Typically, July is a down month for those of us interested in new jams. With few new releases on the calendar, music websites will post just about anything to meet their daily output. Thank the maker for Death From Above 1979. There’s no need to feign interest with their comeback rocker, “Trainwreck 1979.” It’s slick and it’s brutal. If someone were to ask me what alt-rock in 2014 should sound lik. I’d blather about the meeting of electronics and old school riffage, about using tech to enhance what we already know works in a great rock song, but not like Big Beat, and not like pop-punk EDM, like DFA 1979. Look for DFA 1979’s new album, The Physical World, to be released on September 9th.
That ripped, right? This, on the other hand, is the very definition of summer doldrums, a new Interpol single that sounds like just about every other Interpol single.
Believe what you want about the Swedish band, Goat. They may or may not live north of the Arctic Circle and they may or may not be channeling the spirits of their Arctic ancestors on, “Hide From the Sun,” the first track released from their Sub Pop debut LP (out 9.9). What can’t be debated, however, is the group’s handle on psychedelic rock. Like fellow journeymen in Grails, GOAT’s version of psych has a distinctively pagan and an otherworldly world music vibe to it. It could be Eastern Asian, African, or South American. It could be Arctic. Only GOAT knows where their inspiration came from and where it will all lead. Oh, but it’ll be one sweet ride. That’s for sure.

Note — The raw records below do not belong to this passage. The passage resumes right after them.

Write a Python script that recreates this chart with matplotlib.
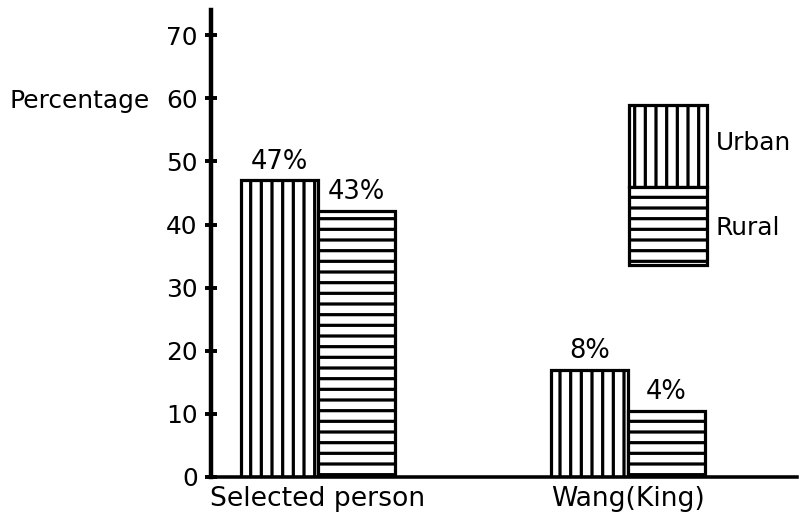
import matplotlib
matplotlib.use("Agg")
import matplotlib.pyplot as plt
import matplotlib.transforms as mtransforms
from matplotlib.patches import Rectangle
import numpy as np

# ---- data ----
groups = ["Selected person", "Wang(King)"]
urban = [47.0, 17.0]
rural = [42.2, 10.5]
urban_labels = ["47%", "8%"]
rural_labels = ["43%", "4%"]
yticks = [0, 10, 20, 30, 40, 50, 60, 70]
legend_names = ["Urban", "Rural"]
legend_hatches = ["||", "--"]

DPI = 128
W, H = 800, 519
plt.rcParams["hatch.linewidth"] = 1.8
plt.rcParams["font.size"] = 14

fig = plt.figure(figsize=(W / DPI, H / DPI), dpi=DPI)
ax = fig.add_axes([211 / W, 42 / H, (797 - 211) / W, (477 - 10) / H])

x = np.arange(len(groups))
w = 0.248
style = dict(facecolor="white", edgecolor="black", linewidth=1.8)
b1 = ax.bar(x - w / 2, urban, w, hatch=legend_hatches[0], **style)
b2 = ax.bar(x + w / 2, rural, w, hatch=legend_hatches[1], **style)
ax.bar_label(b1, labels=urban_labels, padding=3, fontsize=14.5)
ax.bar_label(b2, labels=rural_labels, padding=3, fontsize=14.5)

ax.set_xlim(-0.345, 1.545)
ax.set_ylim(0, 74)
ax.set_yticks(yticks)
ax.set_xticks(x, groups)
ax.tick_params(axis="x", length=0, pad=5, labelsize=15)
ax.tick_params(axis="y", direction="inout", length=7, width=2.2, pad=4)
for s in ["top", "right"]:
    ax.spines[s].set_visible(False)
ax.spines["left"].set_linewidth(2.5)
ax.spines["bottom"].set_linewidth(2)

# y label sits inline with the 60 tick
trans = mtransforms.blended_transform_factory(ax.transAxes, ax.transData)
ax.text(-0.104, 60, "Percentage", transform=trans, ha="right", va="center_baseline")

# legend: two stacked hatched boxes, drawn by hand (figure pixels from top)
box_top = [105, 187]
box_bot = [187, 265]
for name, hatch, t, b in zip(legend_names, legend_hatches, box_top, box_bot):
    fig.add_artist(Rectangle((629 / W, 1 - b / H), 78 / W, (b - t) / H,
                             transform=fig.transFigure, hatch=hatch, **style))
text_y = [143, 228]
for name, ty in zip(legend_names, text_y):
    fig.text(716 / W, 1 - ty / H, name, ha="left", va="center")

fig.savefig("out.png", dpi=DPI)
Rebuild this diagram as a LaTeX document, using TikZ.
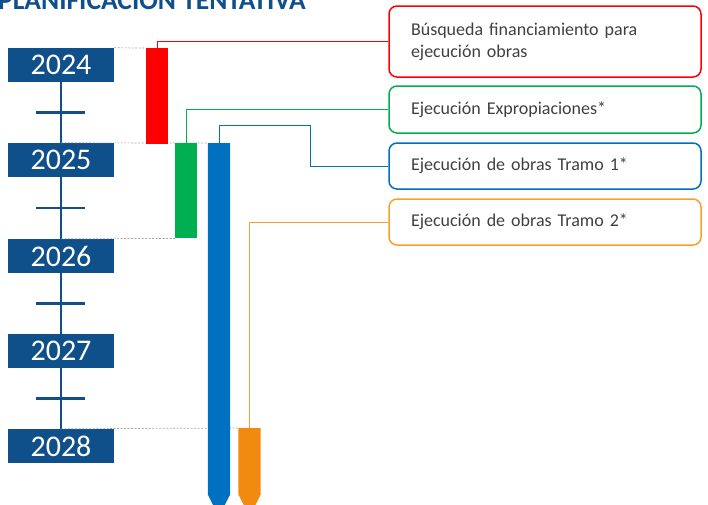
\documentclass[tikz,border=0pt]{standalone}
\usepackage{fontspec}
\setmainfont{Carlito}
\usepackage{tikz}
\usetikzlibrary{positioning}
\definecolor{navycol}{HTML}{0F4F8A}
\definecolor{redcol}{HTML}{FF0000}
\definecolor{greencol}{HTML}{00B050}
\definecolor{bluecol}{HTML}{0070C0}
\definecolor{orangecol}{HTML}{F18A0F}
\definecolor{orangeline}{HTML}{F6A030}
\definecolor{txtcol}{HTML}{404040}
\definecolor{dotcol}{HTML}{A6A6A6}

\tikzset{
  yearbox/.style={fill=navycol, text=white, minimum width=106pt, minimum height=34pt,
    inner sep=0pt, font=\fontsize{30}{31}\selectfont},
  bar/.style={minimum width=22pt, inner sep=0pt, anchor=north},
  taskbox/.style={draw=#1, line width=1.5pt, rounded corners=8pt, fill=white,
    minimum width=312pt, text width=268pt, align=left, inner sep=0pt,
    text=txtcol, font=\fontsize{18}{22}\selectfont},
  link/.style={draw=#1, line width=1pt},
  guide/.style={draw=dotcol, dashed, dash pattern=on 2pt off 1.5pt, line width=0.7pt},
  tick/.style={draw=navycol, line width=2.5pt}
}

\begin{document}
\begin{tikzpicture}[x=1pt, y=-1pt]
  \useasboundingbox (0,0) rectangle (708,504);
  \clip (0,0) rectangle (708,504);

  \node[anchor=base west, inner sep=0pt, text=navycol,
        font=\bfseries\fontsize{27.5}{28}\selectfont] (title) at (-2,9) {PLANIFICACIÓN TENTATIVA};

  \node[yearbox] (y2024) at (61,65) {2024};
  \node[yearbox] (y2025) at (61,160) {2025};
  \node[yearbox] (y2026) at (61,256) {2026};
  \node[yearbox] (y2027) at (61,351) {2027};
  \node[yearbox] (y2028) at (61,446) {2028};

  \draw[tick] (y2024.south) -- (y2028.north);
  \foreach \ya/\yb in {y2024/y2025, y2025/y2026, y2026/y2027, y2027/y2028} {
    \path (\ya.south) -- (\yb.north) coordinate[midway] (m\ya);
    \draw[tick] ([xshift=-25pt]m\ya) -- ([xshift=24pt]m\ya);
  }

  \node[bar, fill=redcol, minimum height=96pt] (rbar) at (157,48) {};
  \node[bar, fill=greencol, minimum height=95pt] (gbar) at (186,143) {};
  \node[bar, minimum height=351pt] (bbar) at (219,143) {};
  \node[bar, minimum height=66pt] (obar) at (249.5,428) {};

  \draw[guide] (y2024.north east) -- (rbar.north west);
  \draw[guide] (y2025.north) -- (bbar.north west);
  \draw[guide] (y2026.north) -- (gbar.south west);
  \draw[guide] (y2028.north) -- (obar.north west);

  \fill[redcol] (rbar.north west) rectangle (rbar.south east);
  \fill[greencol] (gbar.north west) rectangle (gbar.south east);
  \fill[bluecol] (bbar.north west) -- (bbar.south west) -- ++(11,22) -- (bbar.south east)
    -- (bbar.north east) -- cycle;
  \fill[orangecol] (obar.north west) -- (obar.south west) -- ++(11.5,22) -- (obar.south east)
    -- (obar.north east) -- cycle;

  \node[taskbox=redcol, minimum height=71pt] (rbox) at (545,41.5)
    {Búsqueda financiamiento para\\ejecución obras};
  \node[taskbox=greencol, minimum height=47pt] (gbox) at (545,109.5)
    {Ejecución Expropiaciones*};
  \node[taskbox=bluecol, minimum height=46pt] (bbox) at (545,166)
    {Ejecución de obras Tramo 1*};
  \node[taskbox=orangeline, minimum height=46pt] (obox) at (545,222)
    {Ejecución de obras Tramo 2*};

  \coordinate (bbend) at (310,125);
  \draw[link=redcol] (rbar.north) |- (rbox.west);
  \draw[link=greencol] (gbar.north) |- (gbox.west);
  \draw[link=bluecol] (bbar.north) |- (bbend) |- (bbox.west);
  \draw[link=orangeline] (obar.north) |- (obox.west);
\end{tikzpicture}
\end{document}
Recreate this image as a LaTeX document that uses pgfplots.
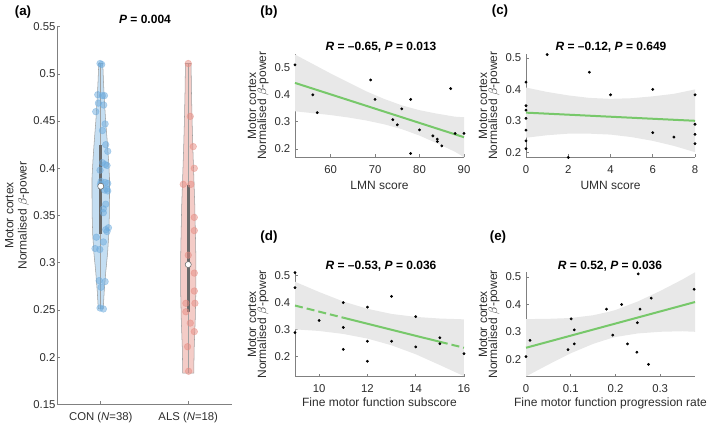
\documentclass[border=0pt]{standalone}
\usepackage{fontspec}
\setmainfont{Liberation Sans}
\usepackage{pgfplots}
\pgfplotsset{compat=1.18}
\definecolor{axgray}{RGB}{128,128,128}
\definecolor{txt}{RGB}{45,45,45}
\definecolor{fitgreen}{RGB}{119,200,106}
\definecolor{bandgray}{RGB}{232,232,232}
\definecolor{conFill}{RGB}{196,222,242}
\definecolor{conDot}{RGB}{110,172,222}
\definecolor{alsFill}{RGB}{244,204,199}
\definecolor{alsDot}{RGB}{232,140,130}
\definecolor{boxgray}{RGB}{105,105,105}
\definecolor{vedge}{RGB}{160,160,160}
\pgfplotsset{
  myax/.style={
    scale only axis, anchor=south west,
    axis x line*=bottom, axis y line*=left,
    tick align=inside, major tick length=2.25pt,
    axis line style={axgray, line width=0.5pt},
    every tick/.style={axgray, line width=0.5pt},
    ticklabel style={font=\fontsize{8.5}{9}\selectfont, text=txt},
    xticklabel style={anchor=base, yshift=-12pt},
    clip=false,
    /pgf/number format/assume math mode=true,
  },
  scat/.style={only marks, mark=*, mark size=0.85pt, color=black},
  fitl/.style={fitgreen, line width=1.5pt},
  bandst/.style={fill=bandgray, draw=none},
  sty/.style={ytick={0.2,0.3,0.4,0.5}, yticklabels={0.2,0.3,0.4,0.5}},
}
\begin{document}
\begin{tikzpicture}
\path[use as bounding box] (0,0) rectangle (531.75pt,318pt);

% (a) violin
\begin{axis}[myax, at={(42.75pt,14.775pt)}, width=131.25pt, height=283.2pt,
  xmin=0.5, xmax=2.5, ymin=0.15, ymax=0.55,
  xtick={1,2}, xticklabels={CON (\textit{N}=38), ALS (\textit{N}=18)},
  ytick={0.15,0.2,0.25,0.3,0.35,0.4,0.45,0.5,0.55},
  yticklabels={0.15,0.2,0.25,0.3,0.35,0.4,0.45,0.5,0.55},
  yticklabel style={inner xsep=1pt}]
\addplot[fill=conFill, draw=vedge, line width=0.4pt] coordinates {
(1.028,0.251) (1.040,0.27) (1.057,0.29) (1.078,0.31) (1.092,0.33) (1.098,0.35) (1.100,0.37) (1.100,0.39) (1.088,0.41) (1.073,0.43) (1.056,0.45) (1.043,0.47) (1.032,0.49) (1.023,0.511)
(0.977,0.511) (0.968,0.49) (0.957,0.47) (0.944,0.45) (0.927,0.43) (0.912,0.41) (0.900,0.39) (0.900,0.37) (0.902,0.35) (0.908,0.33) (0.922,0.31) (0.943,0.29) (0.960,0.27) (0.972,0.251)} -- cycle;
\addplot[fill=alsFill, draw=vedge, line width=0.4pt] coordinates {
(2.063,0.183) (2.068,0.21) (2.080,0.24) (2.087,0.27) (2.088,0.30) (2.082,0.33) (2.075,0.36) (2.064,0.39) (2.053,0.42) (2.044,0.45) (2.037,0.48) (2.032,0.511)
(1.968,0.511) (1.963,0.48) (1.956,0.45) (1.947,0.42) (1.936,0.39) (1.925,0.36) (1.918,0.33) (1.912,0.30) (1.913,0.27) (1.920,0.24) (1.932,0.21) (1.937,0.183)} -- cycle;
\addplot[vedge, line width=0.4pt] coordinates {(1,0.251) (1,0.511)};
\addplot[vedge, line width=0.4pt] coordinates {(2,0.183) (2,0.511)};
\addplot[only marks, mark=*, mark size=2.5pt, color=conDot, opacity=0.5] coordinates {
(0.992,0.511) (1.011,0.510) (0.966,0.478) (1.019,0.477) (1.042,0.477) (0.973,0.469) (1.034,0.467) (0.943,0.460) (1.050,0.447) (1.019,0.440) (1.057,0.425) (1.080,0.418) (1.019,0.406) (1.050,0.404) (1.072,0.403) (0.992,0.398) (1.004,0.386) (1.050,0.385) (1.080,0.384) (0.996,0.383) (1.069,0.378) (1.042,0.377) (1.080,0.376) (1.057,0.362) (1.030,0.357) (1.030,0.353) (1.088,0.337) (1.057,0.335) (1.072,0.333) (0.950,0.327) (1.030,0.322) (0.935,0.315) (0.989,0.314) (0.981,0.281) (1.050,0.280) (1.004,0.274) (0.992,0.252) (1.030,0.251)};
\addplot[only marks, mark=*, mark size=2.5pt, color=alsDot, opacity=0.5] coordinates {
(2.000,0.511) (2.023,0.455) (2.057,0.423) (2.069,0.400) (1.943,0.383) (2.030,0.383) (2.069,0.348) (2.069,0.334) (2.000,0.308) (2.069,0.289) (2.069,0.270) (1.973,0.257) (2.076,0.257) (1.973,0.248) (2.023,0.236) (2.069,0.227) (1.992,0.211) (2.004,0.185)};
\addplot[boxgray, line width=2.25pt] coordinates {(1,0.330) (1,0.425)};
\addplot[boxgray, line width=2.25pt] coordinates {(2,0.248) (2,0.382)};
\addplot[only marks, mark=*, mark size=2.3pt, mark options={fill=white, draw=boxgray, line width=0.4pt}] coordinates {(1,0.381) (2,0.298)};
\end{axis}

% (b) LMN
\begin{axis}[myax, sty, at={(221.25pt,199.875pt)}, width=126.75pt, height=77.625pt,
  xmin=52, xmax=90, ymin=0.168, ymax=0.551,
  xtick={60,70,80,90}, xticklabels={60,70,80,90}]
\addplot[bandst] coordinates {(52,0.549) (56,0.514) (60,0.479) (64,0.446) (68,0.413) (72,0.385) (76,0.361) (80,0.343) (84,0.330) (88,0.319) (90,0.317)
 (90,0.169) (88,0.189) (84,0.220) (80,0.249) (76,0.273) (72,0.291) (68,0.305) (64,0.316) (60,0.325) (56,0.332) (52,0.339)} -- cycle;
\addplot[fitl] coordinates {(52,0.444) (90,0.243)};
\addplot[scat] coordinates {(52,0.511) (56,0.400) (57,0.334) (69,0.455) (70,0.383) (74,0.308) (75,0.289) (76,0.348) (78,0.383) (78,0.183) (80,0.270) (83,0.248) (84,0.236) (84,0.227) (85,0.211) (87,0.423) (88,0.257) (90,0.257)};
\end{axis}

% (c) UMN
\begin{axis}[myax, sty, at={(394.5pt,199.875pt)}, width=126.75pt, height=77.625pt,
  xmin=0, xmax=8, ymin=0.183, ymax=0.513,
  xtick={0,2,4,6,8}, xticklabels={0,2,4,6,8}]
\addplot[bandst] coordinates {(0,0.406) (1,0.392) (2,0.381) (3,0.373) (4,0.370) (5,0.372) (6,0.378) (7,0.386) (8,0.400)
 (8,0.200) (7,0.220) (6,0.236) (5,0.248) (4,0.256) (3,0.259) (2,0.259) (1,0.254) (0,0.246)} -- cycle;
\addplot[fitl] coordinates {(0,0.326) (8,0.300)};
\addplot[scat] coordinates {(1,0.511) (3,0.455) (0,0.423) (0,0.348) (0,0.334) (0,0.308) (0,0.270) (0,0.236) (0,0.211) (2,0.183) (4,0.383) (6,0.400) (6,0.262) (7,0.248) (8,0.383) (8,0.289) (8,0.257) (8,0.227)};
\end{axis}

% (d) Fine motor subscore
\begin{axis}[myax, sty, at={(221.25pt,35.475pt)}, width=126.75pt, height=78.525pt,
  xmin=9, xmax=16, ymin=0.126, ymax=0.513,
  xtick={10,12,14,16}, xticklabels={10,12,14,16}]
\addplot[bandst] coordinates {(9,0.477) (10,0.439) (11,0.404) (12,0.377) (13,0.358) (14,0.347) (15,0.341) (16,0.338)
 (16,0.128) (15,0.169) (14,0.209) (13,0.242) (12,0.267) (11,0.284) (10,0.295) (9,0.301)} -- cycle;
\addplot[fitl, dash pattern=on 6pt off 3pt] coordinates {(9,0.389) (11,0.344)};
\addplot[fitl] coordinates {(11,0.344) (15,0.255)};
\addplot[fitl, dash pattern=on 6pt off 3pt] coordinates {(15,0.255) (16,0.233)};
\addplot[scat] coordinates {(9,0.511) (9,0.455) (9,0.289) (10,0.334) (11,0.400) (11,0.308) (11,0.227) (12,0.383) (12,0.257) (12,0.183) (13,0.423) (13,0.257) (14,0.348) (14,0.236) (15,0.270) (15,0.248) (16,0.211)};
\end{axis}

% (e) progression rate
\begin{axis}[myax, sty, at={(394.5pt,35.475pt)}, width=126.75pt, height=78.525pt,
  xmin=0, xmax=0.378, ymin=0.138, ymax=0.518,
  xtick={0,0.1,0.2,0.3}, xticklabels={0,0.1,0.2,0.3}]
\addplot[bandst] coordinates {(0,0.347) (0.05,0.348) (0.10,0.351) (0.15,0.361) (0.1864,0.374) (0.20,0.380) (0.25,0.411) (0.30,0.449) (0.35,0.491) (0.378,0.517)
 (0.378,0.301) (0.35,0.303) (0.30,0.301) (0.25,0.295) (0.20,0.282) (0.1864,0.276) (0.15,0.257) (0.10,0.223) (0.05,0.182) (0,0.139)} -- cycle;
\addplot[fitl] coordinates {(0,0.243) (0.378,0.409)};
\addplot[scat] coordinates {(0,0.211) (0.009,0.270) (0.094,0.236) (0.101,0.348) (0.108,0.308) (0.108,0.257) (0.180,0.383) (0.194,0.289) (0.214,0.400) (0.227,0.257) (0.248,0.227) (0.249,0.334) (0.251,0.511) (0.255,0.383) (0.274,0.183) (0.280,0.423) (0.376,0.455)};
\end{axis}

\begin{scope}[x=0.75pt, y=-0.75pt, shift={(0pt,318pt)}]
\tikzset{plab/.style={font=\bfseries\fontsize{10}{12}\selectfont},
  ttl/.style={anchor=base, font=\bfseries\fontsize{9}{11}\selectfont},
  lab/.style={anchor=base, font=\fontsize{9}{11}\selectfont, text=txt},
  ylab/.style={lab, rotate=90}}
\node[plab] at (23,12.5) {(a)};
\node[plab] at (269,12.5) {(b)};
\node[plab] at (500,11.5) {(c)};
\node[plab] at (269,237.5) {(d)};
\node[plab] at (498,237.5) {(e)};
\node[ttl] at (145,24) {\textit{P} = 0.004};
\node[ttl] at (381,50.5) {\textit{R} = --0.65, \textit{P} = 0.013};
\node[ttl] at (611,50.5) {\textit{R} = --0.12, \textit{P} = 0.649};
\node[ttl] at (381,270) {\textit{R} = --0.53, \textit{P} = 0.036};
\node[ttl] at (610,270) {\textit{R} = 0.52, \textit{P} = 0.036};
\node[ylab] at (13.3,215.5) {Motor cortex};
\node[ylab] at (26.7,215.5) {Normalised $\beta$-power};
\node[ylab] at (256,105.75) {Motor cortex};
\node[ylab] at (266,105.75) {Normalised $\beta$-power};
\node[ylab] at (487,105.75) {Motor cortex};
\node[ylab] at (497,105.75) {Normalised $\beta$-power};
\node[ylab] at (256,324.35) {Motor cortex};
\node[ylab] at (266,324.35) {Normalised $\beta$-power};
\node[ylab] at (487,324.35) {Motor cortex};
\node[ylab] at (497,324.35) {Normalised $\beta$-power};
\node[lab] at (379.5,189.5) {LMN score};
\node[lab] at (610.5,189.5) {UMN score};
\node[lab] at (379.5,407) {Fine motor function subscore};
\node[lab] at (610.5,407) {Fine motor function progression rate};
\end{scope}
\end{tikzpicture}
\end{document}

UK fuzz rock revivalists, History of Apple Pie, may not be the most inventive group to fuse the dynamics of shoegaze with the simple melodies of power pop these days, but the band never fail to deliver the goods for those of us who just can’t get enough of the ’90s. Their first album had an abundance of instantly likable, vaguely familiar jams that could have passed for Teenage Fanclub or Lush covers. “Tame” is squarely in that vein.